12 de junio de 2022 · 2 Min. de lectura
On the Complexity of SHAP-Score-Based Explanations: Tractability via Knowledge Compilation and Non-A
In Machine Learning, the SHAP-score is a version of the Shapley value that is used to explain the result of a learned model on a specific entity by assigning a score to every feature. While in general computing Shapley values is an intractable problem, we prove a strong positive result stating that the SHAP-score can be computed in polynomial time over deterministic and decomposable Boolean circuits. Such circuits are studied in the field of Knowledge Compilation and generalize a wide range of Boolean circuits and binary decision diagrams classes, including binary decision trees and Ordered Binary Decision Diagrams (OBDDs). We also establish the computational limits of the SHAP-score by observing that computing it over a class of Boolean models is always polynomially as hard as the model counting problem for that class. This implies that both determinism and decomposability are essential properties for the circuits that we consider.

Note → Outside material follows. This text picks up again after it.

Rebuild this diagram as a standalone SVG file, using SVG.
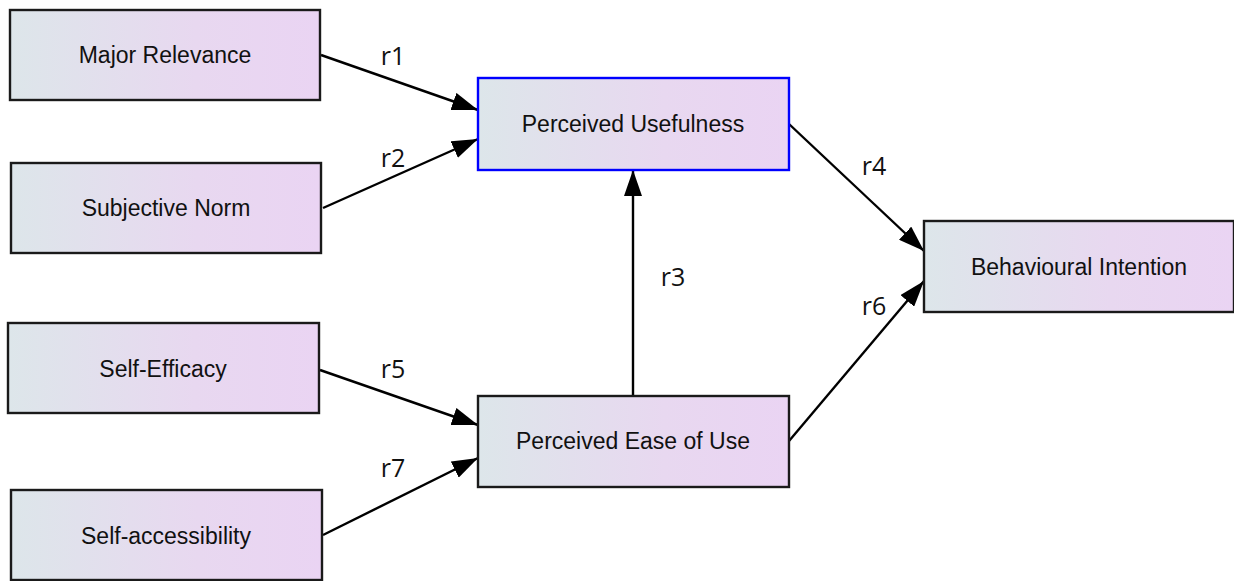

It also implies that computing SHAP-scores is intractable as well over the class of propositional formulas in DNF. Based on this negative result, we look for the existence of fully-polynomial randomized approximation schemes (FPRAS) for computing SHAP-scores over such class. In contrast to the model counting problem for DNF formulas, which admits an FPRAS, we prove that no such FPRAS exists for the computation of SHAP-scores. Surprisingly, this negative result holds even for the class of monotone formulas in DNF. These techniques can be further extended to prove another strong negative result: Under widely believed complexity assumptions, there is no polynomial-time algorithm that checks, given a monotone DNF formula φ and features x,y, whether the SHAP-score of x in φ is smaller than the SHAP-score of y in φ.